Not that God needs it, but in today’s culture do you ever get the urge to stand up for God? A spiritual writer recounted a conversation with a college friend after not seeing him for years. After catching up, the friend told him he had heard the journalist was “into religion,” and then continued, “if that’s your thing, it’s fine with me.” Digesting that remark later, the author recoiled, “My thing! The Creator God of the universe to whom all reverence is due and who loves me so much as to die for me and to Whom all life is heading — my thing! God as a kind of hobby?”

Not just in a secularized age, this is an ancient refrain heard on the lips of the psalmist. “I’m angry, O Lord, because the wicked forsake you… I am consumed with rage because your foes forget your words!” (Ps 119). Consternation at the attitudes and behavior of those who don’t take God seriously, who don’t, in a contemporary cinematic phrase, “give Him respect.”

The issue shows up in Jesus’ life with the different people who missed the weighty presence of God in him, this contrasted with the believers who confessed him as Son of God and in fact with the demons who backed off because even they sensed just how much Godliness was in him. How could anyone consider him “just your thing”?

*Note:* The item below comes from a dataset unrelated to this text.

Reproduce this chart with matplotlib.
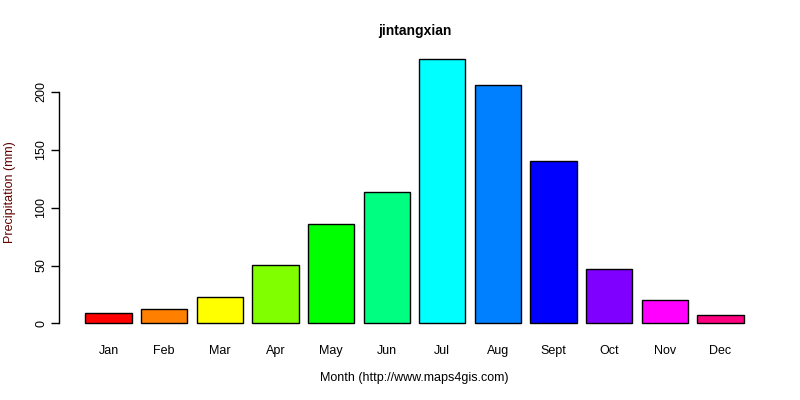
import numpy as np
import matplotlib
matplotlib.use("Agg")
import matplotlib.pyplot as plt

# monthly precipitation
months = ["Jan", "Feb", "Mar", "Apr", "May", "Jun", "Jul", "Aug", "Sept", "Oct", "Nov", "Dec"]
precip = [8.6, 12.1, 22.4, 50.6, 85.5, 113.1, 228.0, 205.5, 139.9, 46.6, 19.9, 6.9]
colors = ["#FF0000", "#FF8000", "#FFFF00", "#80FF00", "#00FF00", "#00FF80",
          "#00FFFF", "#0080FF", "#0000FF", "#8000FF", "#FF00FF", "#FF0080"]
yticks = [0, 50, 100, 150, 200]

plt.rcParams['font.family'] = ['Liberation Sans', 'DejaVu Sans']

fig = plt.figure(figsize=(8, 4), dpi=100)
ax = fig.add_axes([0.07375, 0.165, 0.88875, 0.713])

# R barplot layout: width 1, space 0.2
x = 0.2 + np.arange(len(months)) * 1.2 + 0.5
ax.bar(x, precip, width=1.0, color=colors, edgecolor='black', linewidth=1.0)

lo, hi = 0.2, 0.2 + len(months) * 1.2 - 0.2
ext = (hi - lo) * 0.04
ax.set_xlim(lo - ext, hi + ext)
ymax = max(precip)
ax.set_ylim(-ymax * 0.04, ymax * 1.04)

for s in ['top', 'right', 'bottom']:
    ax.spines[s].set_visible(False)
ax.spines['left'].set_bounds(0, 200)
ax.spines['left'].set_linewidth(1.0)

ax.set_yticks(yticks)
ax.set_yticklabels([str(v) for v in yticks], rotation=90, va='center', fontsize=9)
ax.tick_params(axis='y', length=5.5, width=1.0, pad=3)
ax.set_xticks(x)
ax.set_xticklabels(months, fontsize=9)
ax.tick_params(axis='x', length=0, pad=8)

fig.text(0.518, 0.9225, "jintangxian", ha='center', va='center', fontsize=10, fontweight='bold')
fig.text(0.518, 0.055, "Month (http://www.maps4gis.com)", ha='center', va='center', fontsize=9)
fig.text(0.0125, 0.52, "Precipitation (mm)", ha='center', va='center', rotation=90,
         fontsize=9, color='#600000')

fig.savefig("out.png", dpi=100)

In every age, the counter to this kind of blasé reception is always personal witness. And doing this not just with statements and professions of faith but with a person’s whole body and soul, mind and heart, words and actions even unto death. Christians put substance into their conviction that God is real by witnessing in life to “what they have actually seen and heard.” (I Jn 1:3)

When someone voiced such skepticism about God’s consequence in the world, Frederick Ozanam answered back with what might be called the Vincentian response. Provoked over challenges to the genuineness of divine compassion for the poor and hungry, Ozanam took to the Parisian slums to give his very concrete retort. Speaking the convincing language of charitable action and following in the footsteps of Vincent de Paul he made visible the kindness God showers on His least ones. Frederick’s is the signature Family answer to cultural indifference about God. His behavior makes good on the claim that our God is the God of abounding kindness.

Someone once referred to Jesus as the “as if person,” speaking and acting “as if” his claim about his Father’s character as the all loving God was indeed the truth. His healing deeds, his beatitude ways and his willingness to give all for the sake of others would make little sense were not his Abba graciousness itself — and powerfully so.

There’s a strain in society which is skeptical about the “real world” validity of our Vincentian agenda and even more so about the religious dimension of our service. And the doubt is not only on the outside. As the writer referred to above, John Shea, comments, “Today, we are not apologists arguing with unbelievers. We are secularly influenced followers of Jesus, re-convincing ourselves.”

We do our best to counter all this when we, like Jesus, live “as if” the most real of all realities is this All Gracious God who cares for the outcast, the prisoner, the widow and the orphan. It’s just that kind of everyday witness that disputes religious indifference, that comes through and “stands up for God.”